- Titan Global Capital Management has settled with the SEC for $1 million and is closing down
- The SEC’s investigation covered a period from August 2021 to October 2022 and found issues with Titan’s disclosures and adherence to regulations.
- The New York-based FinTech firm’s settlement includes repayment to clients and a civil penalty of $850,000
Titan Global Capital Management has agreed to pay a $1 million settlement to the Securities and Exchange Commission (SEC) and cease operations after an investigation into its cryptocurrency strategy operation. The SEC charged the New York-based FinTech investment advisory company with deceptive practices, including misleading hypothetical performance metrics in advertisements and various compliance shortcomings. Titan, which provides strategies to retail investors through its mobile trading app, allegedly advertised exaggerated “annualized” performance results of up to 2,700% but will now have to repay its clients as well a penalty.
Titan Lied Over Potential Gains
Titan offered its crypto strategy service between August 2021 and October 2022, with the SEC finding that its advertisements omitted crucial information, including the assumption that early performance would persist throughout the year. Moreover, Titan is accused of violating the marketing rule by not adhering to the required policies and procedures outlined by the Commission’s amended marketing rule of December 2020.
As well as false advertising, the SEC’s investigation revealed additional compliance issues within Titan. The company reportedly provided conflicting information about the custody of clients’ crypto assets, included misleading liability disclaimer language in client agreements, and failed to adopt necessary policies and procedures related to employee personal trading in crypto assets.

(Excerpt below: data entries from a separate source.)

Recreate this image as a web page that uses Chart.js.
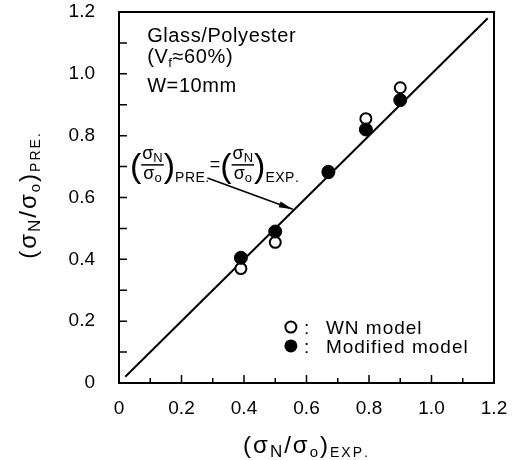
<!DOCTYPE html>
<html>
<head>
<meta charset="utf-8">
<script src="https://cdn.jsdelivr.net/npm/chart.js@4.4.1/dist/chart.umd.min.js"></script>
<style>
  html, body { margin: 0; padding: 0; background: #fff; }
</style>
</head>
<body>
<canvas id="chart" width="512" height="460"></canvas>
<script>
// values
const expRatio = [0.39, 0.50, 0.67, 0.79, 0.90];
const wnModel = [0.37, 0.455, 0.68, 0.855, 0.955];
const modifiedModel = [0.405, 0.49, 0.683, 0.82, 0.915];
const equalityLine = [0.02, 1.18];
const tickLabels = ['0', '0.2', '0.4', '0.6', '0.8', '1.0', '1.2'];
const seriesNames = ['WN model', 'Modified model'];

const FONT = '"Liberation Sans", Arial, sans-serif';

// draws (or just measures) a run of text pieces [text, size, dy]
function parts(ctx, list, x, y, gap, draw) {
  let cx = x;
  for (const [t, size, dy] of list) {
    ctx.font = size + 'px ' + FONT;
    for (const ch of t) {
      if (draw) ctx.fillText(ch, cx, y + dy);
      cx += ctx.measureText(ch).width + gap;
    }
  }
  return cx - x;
}

function fraction(ctx, x, cy, sub) {
  ctx.font = '34px ' + FONT;
  const pw = ctx.measureText('(').width;
  ctx.fillText('(', x, cy + 10);
  const num = [['σ', 18, 0], ['N', 13, 3]];
  const den = [['σ', 18, 0], ['o', 13, 3]];
  const nw = parts(ctx, num, 0, 0, 0, false);
  const dw = parts(ctx, den, 0, 0, 0, false);
  const fw = Math.max(nw, dw) + 2;
  parts(ctx, num, x + pw + (fw - nw) / 2, cy - 8, 0, true);
  parts(ctx, den, x + pw + (fw - dw) / 2, cy + 12, 0, true);
  ctx.lineWidth = 1.5;
  ctx.beginPath();
  ctx.moveTo(x + pw, cy - 2);
  ctx.lineTo(x + pw + fw, cy - 2);
  ctx.stroke();
  ctx.font = '34px ' + FONT;
  ctx.fillText(')', x + pw + fw, cy + 10);
  const w = parts(ctx, [[sub, 14, 0]], x + 2 * pw + fw, cy + 15, 0.5, true);
  return 2 * pw + fw + w;
}

const decorations = {
  id: 'decorations',
  afterDraw(chart) {
    const { ctx, chartArea: a, scales: { x, y } } = chart;
    ctx.save();
    ctx.strokeStyle = '#000';
    ctx.fillStyle = '#000';
    ctx.textBaseline = 'alphabetic';
    ctx.textAlign = 'left';

    // frame
    ctx.lineWidth = 2;
    ctx.strokeRect(a.left, a.top, a.right - a.left, a.bottom - a.top);

    // inward ticks every 0.1
    ctx.lineWidth = 1.5;
    ctx.beginPath();
    for (let i = 1; i < 12; i++) {
      const px = x.getPixelForValue(i / 10);
      const len = i % 2 === 0 ? 8 : 5;
      ctx.moveTo(px, a.bottom);
      ctx.lineTo(px, a.bottom - len);
      const py = y.getPixelForValue(i / 10);
      ctx.moveTo(a.left, py);
      ctx.lineTo(a.left + 8, py);
    }
    ctx.stroke();

    // axis titles
    const xt = [['(', 24, 0], ['σ', 24, 0], ['N', 17, 4], ['/', 24, 0], ['σ', 24, 0], ['o', 15, 4], [')', 24, 0], ['EXP.', 14, 4]];
    const xw = parts(ctx, xt, 0, 0, 2, false);
    parts(ctx, xt, (a.left + a.right) / 2 - xw / 2, 453, 2, true);

    const yt = [['(', 24, 0], ['σ', 24, 0], ['N', 17, 4], ['/', 24, 0], ['σ', 24, 0], ['o', 15, 4], [')', 24, 0], ['PRE.', 14, 4]];
    const yw = parts(ctx, yt, 0, 0, 2, false);
    ctx.save();
    ctx.translate(36, 195);
    ctx.rotate(-Math.PI / 2);
    parts(ctx, yt, -yw / 2, 0, 2, true);
    ctx.restore();

    // material note
    const nx = x.getPixelForValue(0.09);
    parts(ctx, [['Glass/Polyester', 20, 0]], nx, 42, 0.6, true);
    parts(ctx, [['(V', 20, 0], ['f', 13, 4], ['≈60%)', 20, 0]], nx, 63, 0.6, true);
    parts(ctx, [['W=10mm', 20, 0]], nx, 92, 0.6, true);

    // equality annotation
    const ax = x.getPixelForValue(0.035);
    const ay = y.getPixelForValue(0.699);
    let cx = ax + fraction(ctx, ax, ay, 'PRE.');
    cx += parts(ctx, [['=', 18, 0]], cx, ay + 3, 0, true);
    fraction(ctx, cx, ay, 'EXP.');

    // arrow to the line
    const tx = x.getPixelForValue(0.283), ty = y.getPixelForValue(0.663);
    const hx = x.getPixelForValue(0.556), hy = y.getPixelForValue(0.562);
    const ang = Math.atan2(hy - ty, hx - tx);
    ctx.lineWidth = 1.5;
    ctx.beginPath();
    ctx.moveTo(tx, ty);
    ctx.lineTo(hx, hy);
    ctx.stroke();
    ctx.beginPath();
    ctx.moveTo(hx, hy);
    ctx.lineTo(hx - 14 * Math.cos(ang) + 3 * Math.sin(ang), hy - 14 * Math.sin(ang) - 3 * Math.cos(ang));
    ctx.lineTo(hx - 14 * Math.cos(ang) - 3 * Math.sin(ang), hy - 14 * Math.sin(ang) + 3 * Math.cos(ang));
    ctx.closePath();
    ctx.fill();

    // legend
    const lx = x.getPixelForValue(0.55);
    const rows = [y.getPixelForValue(0.181), y.getPixelForValue(0.12)];
    ctx.lineWidth = 2;
    ctx.beginPath();
    ctx.arc(lx, rows[0], 5.5, 0, Math.PI * 2);
    ctx.fillStyle = '#fff';
    ctx.fill();
    ctx.stroke();
    ctx.fillStyle = '#000';
    ctx.beginPath();
    ctx.arc(lx, rows[1], 6.5, 0, Math.PI * 2);
    ctx.fill();
    seriesNames.forEach((name, i) => {
      parts(ctx, [[':', 19, 0]], lx + 13, rows[i] + 7, 0, true);
      parts(ctx, [[name, 19, 0]], lx + 35, rows[i] + 7, 1, true);
    });

    ctx.restore();
  }
};

new Chart(document.getElementById('chart'), {
  type: 'scatter',
  data: {
    datasets: [
      {
        label: seriesNames[1],
        data: expRatio.map((v, i) => ({ x: v, y: modifiedModel[i] })),
        pointRadius: 6.5,
        pointBackgroundColor: '#000',
        pointBorderColor: '#000',
        pointBorderWidth: 1,
        order: 1
      },
      {
        label: seriesNames[0],
        data: expRatio.map((v, i) => ({ x: v, y: wnModel[i] })),
        pointRadius: 5.5,
        pointBackgroundColor: '#fff',
        pointBorderColor: '#000',
        pointBorderWidth: 2,
        order: 2
      },
      {
        type: 'line',
        label: 'equality',
        data: equalityLine.map(v => ({ x: v, y: v })),
        borderColor: '#000',
        borderWidth: 2,
        pointRadius: 0,
        fill: false,
        order: 3
      }
    ]
  },
  options: {
    responsive: false,
    animation: false,
    devicePixelRatio: 1,
    layout: { padding: { top: 12, right: 18, left: 0, bottom: 0 } },
    plugins: { legend: { display: false }, tooltip: { enabled: false } },
    scales: {
      x: {
        type: 'linear',
        min: 0, max: 1.2,
        // grid hidden, tickLength only used to push the labels down
        grid: { display: false, drawTicks: true, tickLength: 14 },
        border: { display: false },
        ticks: {
          stepSize: 0.2,
          padding: 0,
          color: '#000',
          font: { family: FONT, size: 19 },
          maxRotation: 0,
          callback: (v, i) => tickLabels[i]
        },
        afterFit: s => { s.height = 77; }
      },
      y: {
        type: 'linear',
        min: 0, max: 1.2,
        grid: { display: false, drawTicks: true, tickLength: 24 },
        border: { display: false },
        ticks: {
          stepSize: 0.2,
          padding: 0,
          color: '#000',
          font: { family: FONT, size: 19 },
          callback: (v, i) => tickLabels[i]
        },
        afterFit: s => { s.width = 119; }
      }
    }
  },
  plugins: [decorations]
});
</script>
</body>
</html>
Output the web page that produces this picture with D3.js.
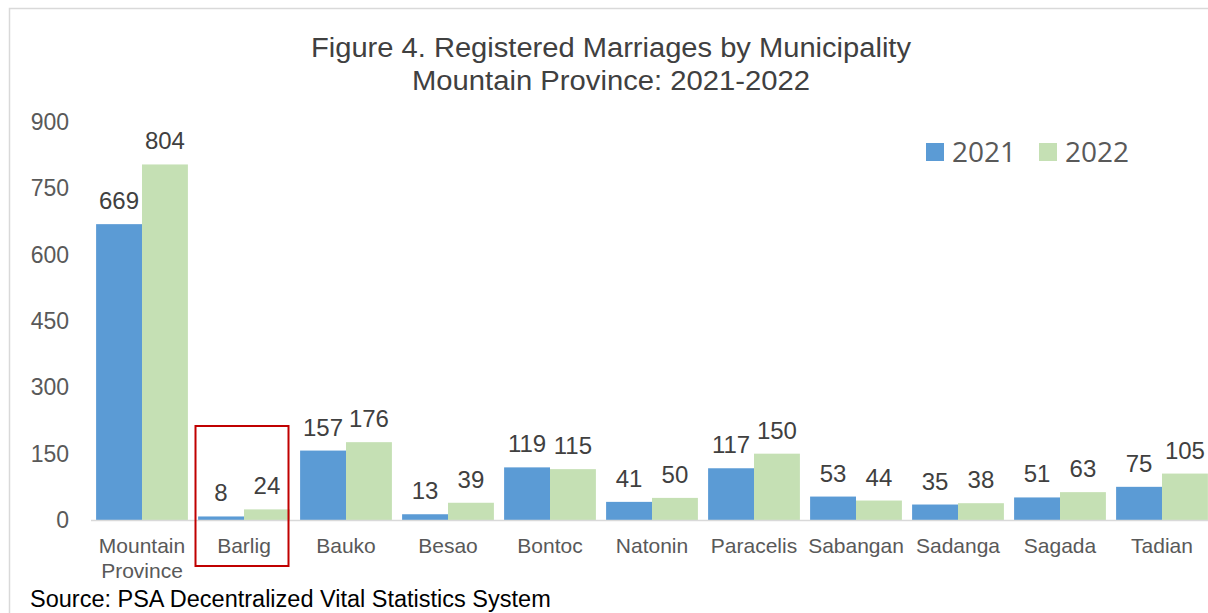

While cooperating with the SEC’s investigation, Titan agreed to the entry of the order, finding it violated the Advisers Act. The settlement terms include a cease-and-desist order, censure, and financial penalties.
Play by the Rules, Says SEC
Osman Nawaz, Chief of Enforcement’s Complex Financial Instruments Unit, said in a statement that those offering such services must play by the rules:
When offering and marketing complex strategies, investment advisers must ensure the accuracy of disclosures made to existing and prospective investors. The Commission amended the marketing rule to allow for the use of hypothetical performance metrics but only if advisers comply with requirements reasonably designed to prevent fraud. Titan’s advertisements and disclosures painted a misleading picture of certain of its strategies for investors. This action serves as a warning for all advisers to ensure compliance.
Titan will pay $192,454 in disgorgement, prejudgment interest, and a civil penalty of $850,000, which will be distributed to affected clients.